EF Tuck-Ins for Working Memory (all tasks done verbally)

  • Ask students to repeat back increasingly longer sequences of numbers in the opposite order of how you give them (e.g., if you say “3-5-7-2,” students say “2-7-5-3”).
  • Give students a target word and ask whether various letters are in the word. This requires students to hold the word in their mind while scanning it for letters.
  • Ask students to verbally spell a target word forwards, then backwards. Switch between common, overlearned words and grade-level vocabulary or spelling words.

EF Tuck-Ins for Inferential Thinking

  • Provide three attributes of a secret object and ask students to make a smart guess about the object you’re describing (e.g., it’s white, it comes from a cow, you drink it). The more nuanced the clues, the more challenging the task.
  • Provide students with an obscure word that has a commonly known root (or a word in a different language). Ask them to make a smart guess about the meaning of the word based on a recognizable root.
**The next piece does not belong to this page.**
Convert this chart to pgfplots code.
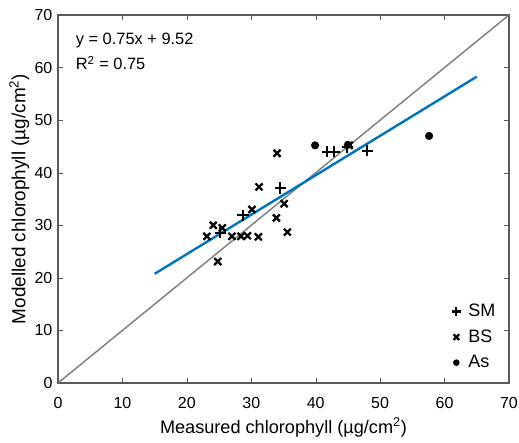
\documentclass[border=0pt]{standalone}
\usepackage{pgfplots}
\pgfplotsset{compat=1.18}
\usepackage{fontspec}
\setmainfont{Liberation Sans}
\definecolor{mblue}{rgb}{0.0,0.45,0.74}
\begin{document}
\fontsize{12}{15}\selectfont
\begin{tikzpicture}
\begin{axis}[
  name=ax,
  scale only axis,
  width=338.25pt, height=276pt,
  xmin=0, xmax=70, ymin=0, ymax=70,
  xtick={0,10,...,70}, ytick={0,10,...,70},
  tick align=inside,
  axis line style={gray!70!black, line width=0.9pt},
  major tick style={gray!70!black},
  major tick length=3.5pt,
  /pgf/number format/assume math mode=true,
  ticklabel style={font=\fontsize{12}{15}\selectfont},
  xticklabel style={yshift=-6.5pt},
  xlabel={Measured chlorophyll (µg/cm\textsuperscript{2})},
  ylabel={Modelled chlorophyll (µg/cm\textsuperscript{2})},
  every axis x label/.style={at={(axis description cs:0.5,-0.121)}, anchor=center, font=\fontsize{13.6}{16}\selectfont},
  every axis y label/.style={at={(axis description cs:-0.0857,0.5)}, anchor=center, rotate=90, font=\fontsize{14.2}{16}\selectfont},
  legend style={draw=none, fill=none, at={(0.985,0.02)}, anchor=south east,
    font=\fontsize{13.5}{16}\selectfont, row sep=4pt},
  legend image post style={scale=0.8},
  legend cell align=left,
  clip=false,
]
\addplot[gray, line width=1.1pt, forget plot] coordinates {(0,0) (70,70)};
\addplot[mblue, line width=1.8pt, forget plot] coordinates {(15,20.77) (65,58.27)};
\addplot[only marks, mark=+, mark size=4.3pt, line width=1.6pt, black] coordinates {
 (25.2,28.6) (28.7,31.9) (34.5,37.1) (41.8,44.0) (42.9,44.0) (44.9,44.9) (48.0,44.2)
};
\addlegendentry{\hspace{3.5pt}SM}
\addplot[only marks, mark=x, mark size=3.7pt, line width=1.7pt, black] coordinates {
 (34.0,43.7) (31.2,37.3) (30.1,33.0) (35.1,34.1) (33.9,31.4) (35.6,28.7)
 (31.1,27.8) (24.1,30.0) (23.1,27.9) (25.5,29.5) (27.0,27.9) (28.4,27.9)
 (29.4,28.0) (24.8,23.1) (45.2,45.2)
};
\addlegendentry{\hspace{3.5pt}BS}
\addplot[only marks, mark=*, mark size=2.8pt, black] coordinates {
 (39.9,45.2) (45.0,45.3) (57.6,47.0)
};
\addlegendentry{\hspace{3.5pt}As}
\node[anchor=west, align=left, font=\fontsize{12.3}{18.75}\selectfont] at (axis cs:1.9,63.0)
  {y = 0.75x + 9.52\\R\textsuperscript{2} = 0.75};
\end{axis}
\pgfresetboundingbox
\path ([xshift=-43.5pt,yshift=-45pt]ax.south west) rectangle ([xshift=7.5pt,yshift=11.25pt]ax.north east);
\end{tikzpicture}
\end{document}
EF Tuck-Ins for Problem Solving

  • Provide age-appropriate What Would You Do scenarios to students (e.g., “What would you do if your friend got an ugly hair cut and asked what you thought?” or “What would you do if you were invited to a party and didn’t want to attend?”), and ask them to generate the most expected response they can think of.
  • Ask students to judge the grammaticality of a sentence. If it’s incorrect, ask them to correct it.
  • Present If…Then verbal problems for students to solve (e.g., If Jenny is shorter than Billy, Billy is shorter than Mark, William is taller than Tony, and Mark is the same height as Tony, who is the tallest?”).

EF Tuck-Ins for Categorization

  • Provide four+ words or numbers to all students. Ask the students to determine how they can be sorted into two+ categories based on attributes, functions, locations, materials, appearance, etc. You can use random words/numbers or ones that relate to a current lesson.
  • Provide four words that all connect through a shared attribute except for one. Ask students to identify which one word does not belong and why. The more nuanced the isolating difference, the more challenging this task will be.
  • Provide a category to students (e.g., animals, literary genres, Greek Gods, vehicle types, colors, etc.) and ask them to generate as many items as they can that belong in that category in a given amount of time.

EF Tuck-Ins for Gestalt vs. Details

  • Show a picture scene to the whole class. Ask each student to write or say the gestalt (i.e., big idea) of the picture scene and the three most relevant details that support the gestalt. This helps students improve part vs. whole awareness and how parts are relevant to the whole.
  • Ask students to tell as many parts of an object as they can think of (e.g., parts of a tree: roots, trunk, branches, leaves, etc.). Encourage students to use a strategy to determine parts (e.g., move from the bottom to the top of the object, move from small to large parts, etc.).